Not doing the math. “We need a cache” is weak. “We need a cache because our DB handles 5K QPS and we expect 50K peak QPS” is strong.
Single points of failure. Every component should have redundancy. If you draw one database, explain how you handle its failure.
Forgetting about data. How does data grow over time? What is your retention policy?
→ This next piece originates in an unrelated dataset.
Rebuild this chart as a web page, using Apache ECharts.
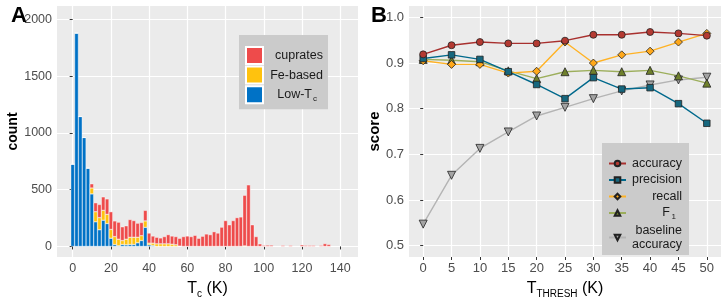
<!DOCTYPE html>
<html>
<head>
<meta charset="utf-8">
<script src="https://cdn.jsdelivr.net/npm/echarts@6/dist/echarts.min.js"></script>
<style>
  html, body { margin: 0; padding: 0; background: #fff; }
  #chart { width: 726px; height: 304px; }
</style>
</head>
<body>
<div id="chart"></div>
<script>
// panel A: histogram of Tc, bins 2 K wide (bin centres)
const bins = [0, 2, 4, 6, 8, 10, 12, 14, 16, 18, 20, 22, 24, 26, 28, 30, 32, 34, 36, 38,
  40, 42, 44, 46, 48, 50, 52, 54, 56, 58, 60, 62, 64, 66, 68, 70, 72, 74, 76, 78,
  80, 82, 84, 86, 88, 90, 92, 94, 96, 98, 100, 102, 104, 106, 108, 110, 112, 114, 116, 118,
  120, 122, 124, 126, 128, 130, 132, 134]
const lowTc = [725, 1880, 1145, 960, 690, 463, 217, 147, 231, 202, 72, 17, 6, 17, 14, 17, 17, 32, 52, 168,
  14, 9, 0, 0, 0, 0, 0, 0, 0, 0, 0, 0, 0, 0, 0, 0, 0, 0, 0, 0,
  0, 0, 0, 0, 0, 0, 0, 0, 0, 0, 0, 0, 0, 0, 0, 0, 0, 0, 0, 0,
  0, 0, 0, 0, 0, 0, 0, 0]
const feBased = [0, 0, 0, 0, 0, 52, 89, 107, 87, 81, 78, 70, 58, 35, 50, 64, 64, 49, 43, 57,
  15, 20, 23, 23, 23, 23, 20, 15, 3, 0, 0, 0, 0, 0, 0, 0, 0, 0, 0, 0,
  0, 0, 0, 0, 0, 5, 0, 0, 0, 0, 0, 0, 0, 0, 0, 0, 0, 0, 0, 0,
  0, 0, 0, 0, 0, 0, 0, 0]
const cuprates = [0, 0, 0, 0, 0, 37, 79, 116, 119, 136, 156, 138, 150, 121, 118, 156, 147, 124, 116, 93,
  89, 63, 58, 52, 64, 81, 72, 72, 69, 87, 92, 87, 98, 72, 90, 110, 104, 130, 118, 170,
  228, 191, 228, 254, 260, 446, 543, 191, 87, 23, 10, 12, 12, 0, 0, 10, 0, 10, 0, 0,
  14, 10, 10, 10, 0, 10, 25, 18]
const countTicks = [0, 500, 1000, 1500, 2000]
const tcTicks = [0, 20, 40, 60, 80, 100, 120, 140]

// panel B: scores vs threshold
const thresh = [0, 5, 10, 15, 20, 25, 30, 35, 40, 45, 50]
const accuracy = [0.919, 0.939, 0.946, 0.943, 0.943, 0.949, 0.962, 0.962, 0.968, 0.965, 0.960]
const precision = [0.910, 0.918, 0.908, 0.881, 0.853, 0.822, 0.868, 0.843, 0.846, 0.811, 0.768]
const recall = [0.905, 0.897, 0.897, 0.878, 0.882, 0.946, 0.900, 0.918, 0.926, 0.946, 0.965]
const f1 = [0.908, 0.906, 0.903, 0.883, 0.866, 0.881, 0.884, 0.881, 0.884, 0.872, 0.856]
const baseline = [0.547, 0.654, 0.713, 0.749, 0.784, 0.803, 0.822, 0.839, 0.852, 0.863, 0.869]
const scoreTicks = [0.5, 0.6, 0.7, 0.8, 0.9, 1.0]

const FONT = '"Liberation Sans", Arial, sans-serif'
const tickCol = '#4D4D4D'

// count goes in column 0 so that the stack is done on the y values
let barSeries = function (name, vals, color) {
  return {
    name: name,
    type: 'bar',
    stack: 'tc',
    xAxisIndex: 0,
    yAxisIndex: 0,
    barWidth: 3.8,
    encode: { x: 1, y: 0 },
    data: bins.map((b, i) => [vals[i], b]),
    itemStyle: { color: color, borderColor: '#fff', borderWidth: 0.4 },
    emphasis: { disabled: true }
  }
}
let lineSeries = function (name, vals, lineCol, fill, symbol, size, rotate) {
  return {
    name: name,
    type: 'line',
    xAxisIndex: 1,
    yAxisIndex: 1,
    data: thresh.map((t, i) => [t, vals[i]]),
    symbol: symbol,
    symbolSize: size,
    symbolRotate: rotate || 0,
    showAllSymbol: true,
    lineStyle: { color: lineCol, width: 1.4 },
    itemStyle: { color: fill, borderColor: '#222', borderWidth: 0.8 },
    emphasis: { disabled: true },
    z: 3
  }
}

const axisTick = { show: true, length: 3, lineStyle: { color: '#333', width: 1 } }
const splitLine = { show: true, lineStyle: { color: '#fff', width: 1.2 } }

const option = {
  animation: false,
  textStyle: { fontFamily: FONT },
  title: [
    { text: 'A', left: 6, top: 0, textStyle: { fontSize: 22, fontWeight: 'bold', color: '#000', fontFamily: FONT } },
    { text: 'B', left: 366, top: 0, textStyle: { fontSize: 22, fontWeight: 'bold', color: '#000', fontFamily: FONT } }
  ],
  grid: [
    { left: 57, top: 6, width: 301, height: 254, show: true, backgroundColor: '#EBEBEB', borderWidth: 0 },
    { left: 409, top: 6, width: 312, height: 254, show: true, backgroundColor: '#EBEBEB', borderWidth: 0 }
  ],
  xAxis: [
    {
      type: 'value', gridIndex: 0, min: -8.2, max: 149.3,
      axisLine: { show: false },
      axisTick: Object.assign({ customValues: tcTicks }, axisTick),
      axisLabel: { customValues: tcTicks, color: tickCol, fontSize: 12.5, margin: 5 },
      splitLine: splitLine,
      name: '{t|T}{s|c}{t| (K)}',
      nameLocation: 'middle',
      nameGap: 22,
      nameTextStyle: {
        rich: {
          t: { fontSize: 16, color: '#000', lineHeight: 20 },
          s: { fontSize: 10, color: '#000', lineHeight: 20, verticalAlign: 'bottom' }
        }
      }
    },
    {
      type: 'value', gridIndex: 1, min: -2.5, max: 52.5,
      axisLine: { show: false },
      axisTick: Object.assign({ customValues: thresh }, axisTick),
      axisLabel: { customValues: thresh, color: tickCol, fontSize: 13, margin: 5 },
      splitLine: splitLine,
      name: '{t|T}{s|THRESH}{t| (K)}',
      nameLocation: 'middle',
      nameGap: 22,
      nameTextStyle: {
        rich: {
          t: { fontSize: 16, color: '#000', lineHeight: 20 },
          s: { fontSize: 10, color: '#000', lineHeight: 20, verticalAlign: 'bottom' }
        }
      }
    }
  ],
  yAxis: [
    {
      type: 'value', gridIndex: 0, min: -93, max: 2119,
      axisLine: { show: false },
      axisTick: Object.assign({ customValues: countTicks }, axisTick),
      axisLabel: { customValues: countTicks, color: tickCol, fontSize: 12.5, margin: 5, formatter: v => String(v) },
      splitLine: splitLine,
      name: 'count',
      nameLocation: 'middle',
      nameGap: 34,
      nameTextStyle: { fontSize: 14, fontWeight: 'bold', color: '#000' }
    },
    {
      type: 'value', gridIndex: 1, min: 0.475, max: 1.025,
      axisLine: { show: false },
      axisTick: Object.assign({ customValues: scoreTicks }, axisTick),
      axisLabel: { customValues: scoreTicks, color: tickCol, fontSize: 13, margin: 5, formatter: v => v.toFixed(1) },
      splitLine: splitLine,
      name: 'score',
      nameLocation: 'middle',
      nameGap: 22,
      nameTextStyle: { fontSize: 15, fontWeight: 'bold', color: '#000' }
    }
  ],
  legend: [
    {
      data: ['cuprates', 'Fe-based', 'Low-Tc'],
      orient: 'vertical',
      left: 239, top: 35,
      padding: [11, 5, 5, 6],
      backgroundColor: '#CBCBCB',
      itemWidth: 17, itemHeight: 17, itemGap: 0.6, itemTextGap: 5,
      icon: 'rect',
      selectedMode: false,
      formatter: function (name) {
        if (name === 'Low-Tc') return '{a|Low-T}{s|c}'
        return '{b|' + name + '}'
      },
      textStyle: {
        rich: {
          a: { width: 44, align: 'right', fontSize: 12.5, color: '#1A1A1A', lineHeight: 17 },
          b: { width: 55, align: 'right', fontSize: 12.5, color: '#1A1A1A', lineHeight: 17 },
          s: { width: 5, align: 'right', fontSize: 8, color: '#1A1A1A', lineHeight: 17, verticalAlign: 'bottom' }
        }
      }
    },
    {
      data: ['accuracy', 'precision', 'recall', 'F1', 'baseline accuracy'],
      orient: 'vertical',
      left: 602, top: 143,
      padding: [14, 7, 4, 6],
      backgroundColor: '#CBCBCB',
      itemWidth: 17, itemHeight: 7, itemGap: 3.5, itemTextGap: 5,
      selectedMode: false,
      formatter: function (name) {
        if (name === 'F1') return '{f|F}{s|1}'
        if (name === 'baseline accuracy') return '{a|baseline}\n{a|accuracy}'
        return '{a|' + name + '}'
      },
      textStyle: {
        rich: {
          a: { width: 51, align: 'right', fontSize: 12.5, color: '#1A1A1A', lineHeight: 14 },
          f: { width: 39, align: 'right', fontSize: 12.5, color: '#1A1A1A', lineHeight: 15 },
          s: { width: 6, align: 'right', fontSize: 8, color: '#1A1A1A', lineHeight: 15, verticalAlign: 'bottom' }
        }
      }
    }
  ],
  series: [
    barSeries('Low-Tc', lowTc, '#0072C6'),
    barSeries('Fe-based', feBased, '#FFC20E'),
    barSeries('cuprates', cuprates, '#EE4B4B'),
    lineSeries('baseline accuracy', baseline, '#B4B4B4', '#A3A3A3', 'triangle', 8, 180),
    lineSeries('F1', f1, '#9CAE5B', '#6F802C', 'triangle', 8),
    lineSeries('recall', recall, '#FFB224', '#FFA81A', 'diamond', 8),
    lineSeries('precision', precision, '#00698C', '#16677E', 'rect', 6.5),
    lineSeries('accuracy', accuracy, '#A8302E', '#B43A32', 'circle', 7)
  ]
}

const chart = echarts.init(document.getElementById('chart'), null, { renderer: 'canvas' })
chart.setOption(option)
</script>
</body>
</html>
How do you archive old data?

The Complete Checklist

Use this as a mental checklist during any system design session:

REQUIREMENTS
[ ] Functional requirements (3-5 core features)
[ ] Non-functional requirements (latency, availability, consistency, scale)
[ ] Explicit out-of-scope items

ESTIMATION
[ ] QPS (average and peak)
[ ] Storage (daily, yearly, 5-year)
[ ] Bandwidth (in and out)
[ ] Memory (cache sizing)

API DESIGN
[ ] Core endpoints with methods, parameters, responses
[ ] Error handling and status codes
[ ] Pagination, rate limiting, authentication

HIGH-LEVEL DESIGN
[ ] Core components labeled
[ ] Data flow arrows
[ ] Read path and write path
[ ] Database schema for key entities

DEEP DIVE (pick 2-3)
[ ] Core algorithm or data structure
[ ] Scaling strategy
[ ] Consistency model
[ ] Failure handling

TRADEOFFS
[ ] Alternatives considered for each major decision
[ ] Weaknesses of current approach acknowledged
[ ] Conditions under which you'd change your design

Key Takeaways

Every system design follows the same 6-step framework: requirements, estimation, API design, high-level architecture, deep dive, tradeoffs. The framework matters more than memorizing specific architectures.
Spend at least 10 minutes on requirements and estimation before drawing anything. The numbers you calculate drive every downstream decision.
Start with the simplest architecture that works, then add complexity only when your requirements demand it. A single PostgreSQL instance handles more than most engineers think.
The deep dive is where you differentiate yourself. Pick the hardest 2-3 components and show that you understand how they work at a low level.
Always discuss tradeoffs. There are no perfect designs, only designs that are good enough for specific constraints. Show that you understand what you are giving up with each decision.
Do the math. “We need caching” is a weak claim. “We need caching because our DB handles 5K QPS but peak load is 50K QPS” is a strong one that demonstrates engineering judgment.